I did go to Turkmenistan in 1995 because President Saparmurat Niyazov sounded doolally. Sadly, he wasn’t, at that time, eccentric enough for my taste, though he did go slightly more impressively barking a little later: re-naming months of the year after members of his family and officially replacing the Turkmen word for “bread” with the name of his mother.

I like countries in a state of flux which will have changed utterly in 20 years time. Where is there to go now? Chechnya? Ingushetia? I’m not that mad. Somalia? You’re joking.

At Earls Court yesterday, the most interesting stand by far was Hinterland Travel, who were selling holidays to Afghanistan – their brochure was sub-titled “Discerning Adventures” which I don’t think anyone could dispute.

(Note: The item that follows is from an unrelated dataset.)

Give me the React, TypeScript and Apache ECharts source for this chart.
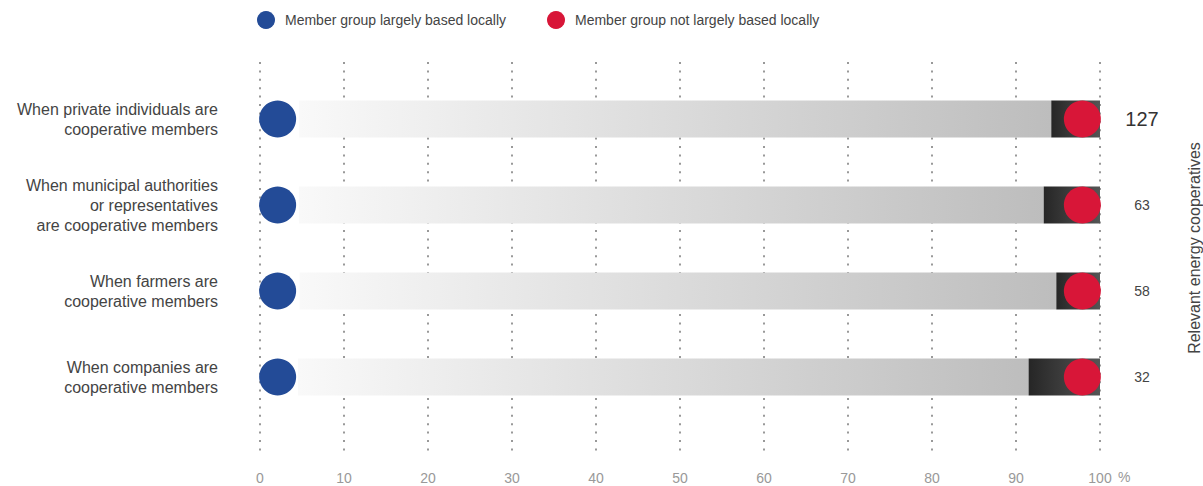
import React, { useEffect, useRef } from "react";
import * as echarts from "echarts";

const categories = [
  "When private individuals are\ncooperative members",
  "When municipal authorities\nor representatives\nare cooperative members",
  "When farmers are\ncooperative members",
  "When companies are\ncooperative members",
];
const localShare = [94.2, 93.3, 94.8, 91.5];
const nonLocalShare = [5.8, 6.7, 5.2, 8.5];
const cooperativeCounts = ["127", "63", "58", "32"];
const localMarker = [2.1, 2.1, 2.1, 2.1];
const nonLocalMarker = [97.9, 97.9, 97.9, 97.9];
const unitLabel = "%";

const FONT = "'Liberation Sans', Arial, Helvetica, sans-serif";

export default function App() {
  const ref = useRef<HTMLDivElement>(null);
  useEffect(() => {
    if (!ref.current) return;
    const chart = echarts.init(ref.current, undefined, { renderer: "svg" });
    const option: any = {
      animation: false,
      textStyle: { fontFamily: FONT },
      legend: {
        top: 6,
        left: 252,
        itemWidth: 18,
        itemHeight: 18,
        itemGap: 41,
        icon: "circle",
        data: ["Member group largely based locally", "Member group not largely based locally"],
        textStyle: { fontSize: 14, color: "#444", fontFamily: FONT, padding: [0, 0, 0, 5] },
      },
      graphic: [
        {
          type: "text",
          left: 1118,
          top: 470,
          style: { text: unitLabel, fontSize: 14, fill: "#999", fontFamily: FONT },
        },
      ],
      grid: [
        { left: 260, width: 840, top: 62, height: 390, outerBoundsMode: "none", containLabel: false },
        { left: 260, width: 840, top: 76, height: 344, outerBoundsMode: "none", containLabel: false },
      ],
      xAxis: [
        {
          gridIndex: 0,
          type: "value",
          min: 0,
          max: 100,
          interval: 10,
          axisLine: { show: false },
          axisTick: { show: false },
          splitLine: { show: true, lineStyle: { color: "#999", width: 2, type: [2, 6.4] } },
          axisLabel: {
            margin: 19,
            fontSize: 14,
            color: "#999",
            fontFamily: FONT,
          },
        },
        {
          gridIndex: 1,
          type: "value",
          min: 0,
          max: 100,
          show: false,
        },
      ],
      yAxis: [
        { gridIndex: 0, type: "value", show: false },
        {
          gridIndex: 1,
          type: "category",
          inverse: true,
          data: categories,
          axisLine: { show: false },
          axisTick: { show: false },
          splitLine: { show: false },
          axisLabel: {
            margin: 42,
            fontSize: 16,
            lineHeight: 20,
            color: "#444",
            fontFamily: FONT,
            align: "right",
          },
        },
        {
          gridIndex: 1,
          type: "category",
          inverse: true,
          position: "right",
          data: cooperativeCounts,
          axisLine: { show: false },
          axisTick: { show: false },
          splitLine: { show: false },
          axisLabel: {
            margin: 42,
            align: "center",
            color: "#444",
            fontFamily: FONT,
            formatter: (v: string, i: number) => (i === 0 ? `{big|${v}}` : `{small|${v}}`),
            rich: {
              big: { fontSize: 20, color: "#333", fontFamily: FONT },
              small: { fontSize: 14, color: "#444", fontFamily: FONT },
            },
          },
          name: "Relevant energy cooperatives",
          nameLocation: "middle",
          nameRotate: 90,
          nameGap: 86,
          nameTextStyle: { fontSize: 16, color: "#444", fontFamily: FONT },
        },
      ],
      series: [
        {
          type: "bar",
          name: "local share",
          xAxisIndex: 1,
          yAxisIndex: 1,
          stack: "a",
          barWidth: 37,
          data: localShare,
          itemStyle: {
            color: new echarts.graphic.LinearGradient(0, 0, 1, 0, [
              { offset: 0, color: "rgba(255,255,255,0)" },
              { offset: 0.049, color: "rgba(255,255,255,0)" },
              { offset: 0.05, color: "#f9f9f9" },
              { offset: 1, color: "#bdbdbd" },
            ]),
          },
          silent: true,
        },
        {
          type: "bar",
          name: "non-local share",
          xAxisIndex: 1,
          yAxisIndex: 1,
          stack: "a",
          barWidth: 37,
          data: nonLocalShare,
          itemStyle: {
            color: new echarts.graphic.LinearGradient(0, 0, 1, 0, [
              { offset: 0, color: "#262626" },
              { offset: 1, color: "#555555" },
            ]),
          },
          silent: true,
        },
        {
          type: "scatter",
          name: "Member group largely based locally",
          xAxisIndex: 1,
          yAxisIndex: 1,
          symbolSize: 37,
          z: 5,
          itemStyle: { color: "#234b97", opacity: 1 },
          data: localMarker.map((v, i) => [v, i]),
        },
        {
          type: "scatter",
          name: "Member group not largely based locally",
          xAxisIndex: 1,
          yAxisIndex: 1,
          symbolSize: 37,
          z: 5,
          itemStyle: { color: "#d81638", opacity: 1 },
          data: nonLocalMarker.map((v, i) => [v, i]),
        },
      ],
    };
    chart.setOption(option);
    return () => chart.dispose();
  }, []);
  return (
    <div
      ref={ref}
      style={{ width: 1203, height: 486, position: "absolute", left: 0, top: 0, background: "#fff" }}
    />
  );
}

Around 1989, a friend suggested we go on holiday to Afghanistan because, she claimed,  “it’ll be safer in a couple of years or so”. It never did get safer. At the time she suggested it, I read that commercial jets were landing at Kabul Airport by making very tight spiral descents in an attempt to confuse any in-coming heat-seeking surface-to-air missiles. There comes a point where “interesting” strays into “fucking dangerous” and, call me a wimp, but this was well over that line.

On 15th October this year, Hinterland Travel are offering a 14-day trip starting in Afghanistan costing £2,100. This adventure holiday for discerning travellers who are attracted to something slightly different from a Spanish beach holiday is called “The Retreat”. It starts in Kabul and aims to recreate the retreat of the British Army from Kabul to Jalalabad in 1842.

A note at the back of the leaflet says: “We do insist that you take out some form of insurance… principally health and repatriation cover while recognising that you will not be covered for Afghanistan re War and Terrorism.”

Suddenly Bogota in 1983 doesn’t seem so dangerous.